The Formula One season ended at the Brazilian Grand Prix at Sao Paulo on Sunday, and there is still no doubt who is the best driver in the world. But who is second best?
The Formula One season ended at the Brazilian Grand Prix at Sao Paulo on Sunday, and there is still no doubt who is the best driver in the world. But who is second best?
The domination of Michael Schumacher and his Ferrari team over the last half-decade has not only made it more difficult for many fans to know, it has also blinded team owners trying to find a driver capable of beating Schumacher.
Although Rubens Barrichello, the other Ferrari driver, returned to his home race second in the series, he continues to have difficulties.
After winning the Italian and the Chinese Grand Prixs in September, he qualified 15th and then crashed out in Japan two weeks ago, while Schumacher took the pole and the victory.
Barrichello said he wanted to win in Sao Paulo, but did well to finish; in 11 visits, he has failed to finish the race 10 times, coming in fourth in 1994. Schumacher, of Germany, has won four times, finished second or third six times, fifth once and not at all once.
Yet Barrichello remains optimistic. "I will quit if I think Michael is better than me; I am just as fast," he said in the German magazine Bild am Sonntag last week.
"I used to be very emotional in the car, but now I am as cool as a cucumber - just like Michael." Barrichello has been faster than Schumacher several times this season, but his race strategy has often let him down.
And no sooner did his role as second fiddle end - when Schumacher won the title in August - than Barrichello started winning.
Schumacher's achievements - especially his 83 career victories - have overshadowed those of Barrichello, who is the fourth most victorious driver currently racing, with nine career victories.
David Coulthard and Jacques Villeneuve have 13 and 11, but their epochs appear to have come and gone.

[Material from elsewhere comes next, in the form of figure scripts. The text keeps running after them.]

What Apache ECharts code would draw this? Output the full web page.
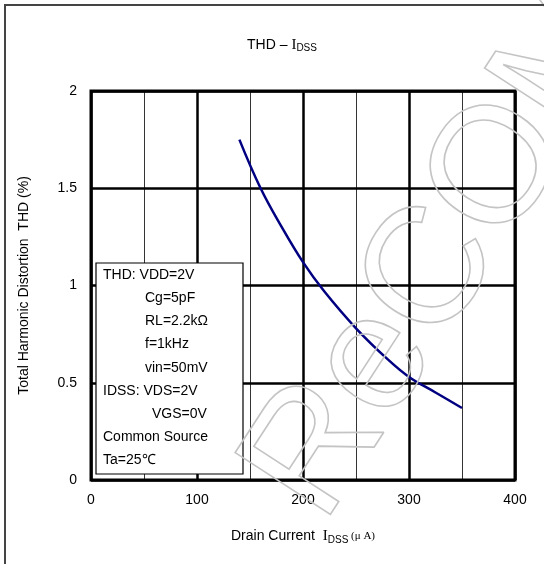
<!DOCTYPE html>
<html>
<head>
<meta charset="utf-8">
<script src="https://cdn.jsdelivr.net/npm/echarts@6/dist/echarts.min.js"></script>
<style>
html,body{margin:0;padding:0;background:#fff;}
#chart{width:544px;height:564px;}
</style>
</head>
<body>
<div id="chart"></div>
<script>
// Data
var idss = [140, 160, 180, 200, 220, 250, 280, 300, 325, 350];
var thd  = [1.75, 1.5, 1.3, 1.12, 0.97, 0.78, 0.62, 0.53, 0.45, 0.37];
var xTicks = [0, 100, 200, 300, 400];
var yTicks = [0, 0.5, 1, 1.5, 2];
var noteLines = [
  ['THD: VDD=2V', 0],
  ['Cg=5pF', 1],
  ['RL=2.2kΩ', 1],
  ['f=1kHz', 1],
  ['vin=50mV', 1],
  ['IDSS: VDS=2V', 0],
  ['VGS=0V', 2],
  ['Common Source', 0],
  ['Ta=25℃', 0]
];

var pts = idss.map(function (x, i) { return [x, thd[i]]; });
var font = 'Liberation Sans, Arial, sans-serif';
var serif = 'Liberation Serif, Times New Roman, serif';

var noteEls = [{
  type: 'rect',
  shape: { x: 96, y: 263, width: 147, height: 211 },
  style: { fill: '#fff', stroke: '#000', lineWidth: 1.2 },
  z: 50
}];
var indents = [103, 145, 152];
noteLines.forEach(function (l, i) {
  noteEls.push({
    type: 'text',
    x: indents[l[1]],
    y: 275 + i * 23.2,
    style: { text: l[0], font: '14px ' + font, fill: '#000', textVerticalAlign: 'middle' },
    z: 51
  });
});

var chart = echarts.init(document.getElementById('chart'));
chart.setOption({
  animation: false,
  backgroundColor: '#fff',
  title: {
    text: '{a|THD \u2013 }{i|I}{s|DSS}',
    left: 277, top: 32, textAlign: 'center',
    textStyle: {
      fontWeight: 'normal',
      rich: {
        a: { fontSize: 14, fontFamily: font, fontWeight: 'normal', color: '#000' },
        i: { fontSize: 15, fontFamily: serif, fontWeight: 'normal', color: '#000' },
        s: { fontSize: 10, fontFamily: font, fontWeight: 'normal', color: '#000', padding: [6, 0, 0, 0] }
      }
    }
  },
  grid: { left: 91, right: 29, top: 91, bottom: 84, show: true, borderColor: '#000', borderWidth: 3, backgroundColor: 'transparent' },
  xAxis: {
    type: 'value', min: 0, max: 400, interval: 100,
    name: '{a|Drain Current  }{i|I}{s|DSS}{u| (\u03BC A)}',
    nameLocation: 'middle', nameGap: 48,
    nameTextStyle: {
      rich: {
        a: { fontSize: 14, fontFamily: font, color: '#000' },
        i: { fontSize: 15, fontFamily: serif, color: '#000' },
        s: { fontSize: 10, fontFamily: font, color: '#000', padding: [7, 0, 0, 0] },
        u: { fontSize: 11, fontFamily: serif, color: '#000' }
      }
    },
    axisLine: { show: false },
    axisTick: { show: false },
    axisLabel: { color: '#000', fontSize: 14, fontFamily: font, margin: 13,
      formatter: function (v) { return xTicks.indexOf(v) >= 0 ? String(v) : ''; } },
    splitLine: { show: true, lineStyle: { color: '#000', width: 2.5 } },
    minorTick: { show: false, splitNumber: 2 },
    minorSplitLine: { show: true, lineStyle: { color: '#000', width: 0.8 } }
  },
  yAxis: {
    type: 'value', min: 0, max: 2, interval: 0.5,
    name: 'Total Harmonic Distortion  THD (%)',
    nameLocation: 'middle', nameGap: 60, nameRotate: 90,
    nameTextStyle: { fontSize: 14, fontFamily: font, color: '#000' },
    axisLine: { show: false },
    axisTick: { show: false },
    axisLabel: { color: '#000', fontSize: 14, fontFamily: font, margin: 14,
      formatter: function (v) { return yTicks.indexOf(v) >= 0 ? String(v) : ''; } },
    splitLine: { show: true, lineStyle: { color: '#000', width: 2.5 } }
  },
  graphic: [
    { type: 'rect', shape: { x: 5, y: 5, width: 700, height: 700 }, style: { fill: 'none', stroke: '#444', lineWidth: 2 }, z: 100 },
    {
      type: 'text', x: 447, y: 251, rotation: 57 * Math.PI / 180,
      style: { text: 'ReCOM', font: '165px ' + font, fill: 'none', stroke: '#c4c4c4', lineWidth: 1.6, textAlign: 'center', textVerticalAlign: 'middle' },
      z: 60, silent: true
    }
  ].concat(noteEls),
  series: [{
    type: 'line', data: pts, smooth: 0.4, symbol: 'none',
    lineStyle: { color: '#000080', width: 2.5 }, z: 40
  }]
});
</script>
</body>
</html>
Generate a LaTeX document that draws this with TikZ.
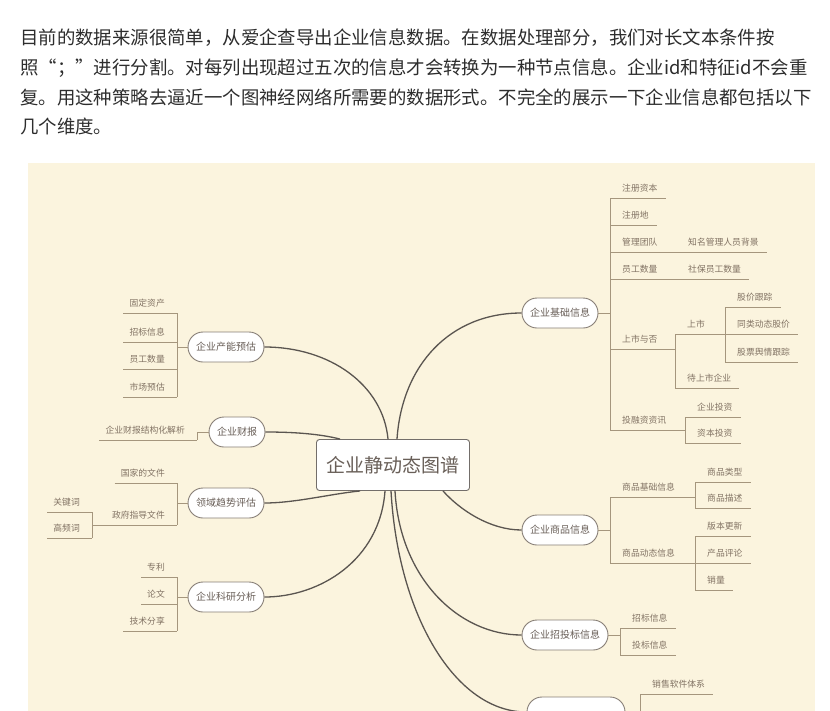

By comparison, the third-place driver in the series, Jenson Button, has yet to win a race in his five Formula One seasons.
After he joined BAR-Honda last year, he was coddled, and he has scored 10 top-three finishes. Button's emergence wiped out last year's contenders, Juan Pablo Montoya, at BMW-Williams, and Kimi Raikkonen, at McLaren-Mercedes.
Montoya, of Colombia, considered a serious Schumacher challenger since he started in Formula One in 2001 -after winning just about every series he raced in - has had mixed results, winning only three races in four years.
More consistency
And although Raikkonen challenged Schumacher for the title until the last race last season -with only one victory, but more consistency - this year began disastrously for him, with multiple engine breakdowns, and he did not win a race until the Belgian Grand Prix in August.
The victory in Brazil last year at first went to Raikkonen, but analysis of the circuit's timing system revealed that Giancarlo Fisichella was the winner.
Fisichella's first career victory came thanks to an accident that ended the race 15 laps before the finish. Fisichella happened to have the lead at the time, though his Jordan most likely would not have held it. Nevertheless, Fisichella, an Italian who began Formula One racing in 1996, had recently been voted best driver by his competitors.
The accident that gave him his victory involved two of the other rising stars, Fernando Alonso, at Renault, and Mark Webber, at Jaguar. Last year, Alonso won his first race, the Hungarian Grand Prix, and even before that his team was calling him the next Schumacher.
But this year Alonso, of Spain, was overshadowed by his teammate Jarno Trulli, who won the Monaco Grand Prix in May - and was fired from the team in September.
Webber, of Australia, who started at Minardi in 2002, will move from Jaguar to Williams next year thanks to an immense reputation for speed and intelligence. Yet his best result in three seasons remains the fifth place he earned in his first race, the Australian Grand Prix in 2002.
Meanwhile, Formula One team owners ignore Sebastien Bourdais, the Frenchman who won the Formula 3000 championship in 2002 before moving to the Championship Auto Racing Teams series in the United States.
In Surfers Paradise, Australia, on Sunday, in the series' penultimate race, Bourdais, 25, needed only 8 more points than his teammate Bruno Junqueira to become the third youngest driver to win the series in its 25-year history.
Bourdais has won six races and seven poles this season, and qualified in the top three a record 13 straight times. That he has not found a Formula One team is not only unfortunate for Bourdais and for fans who want to see Schumacher challenged, but also for France.
The Brazilian Grand Prix was the first Formula One race since 1966 without a French driver, as Olivier Panis retired from the sport after the last race.
It may be impossible to know whether Bourdais or any other driver is second best in the world, or even capable of beating Schumacher, until they have as good a car as Schumacher's, and equal treatment by the team.
As Formula One teams continue to hire drivers with less interesting career results and to ignore these new young drivers, Schumacher continues to dominate.
On the other hand, last Wednesday, Williams' effort to hire Button away from BAR failed, rejected by Formula One's contracts recognition board, which said BAR had the legal right to keep Button. That means Williams has another chance to hire a Schumacher beater, and the team said it would announce its choice "in due course."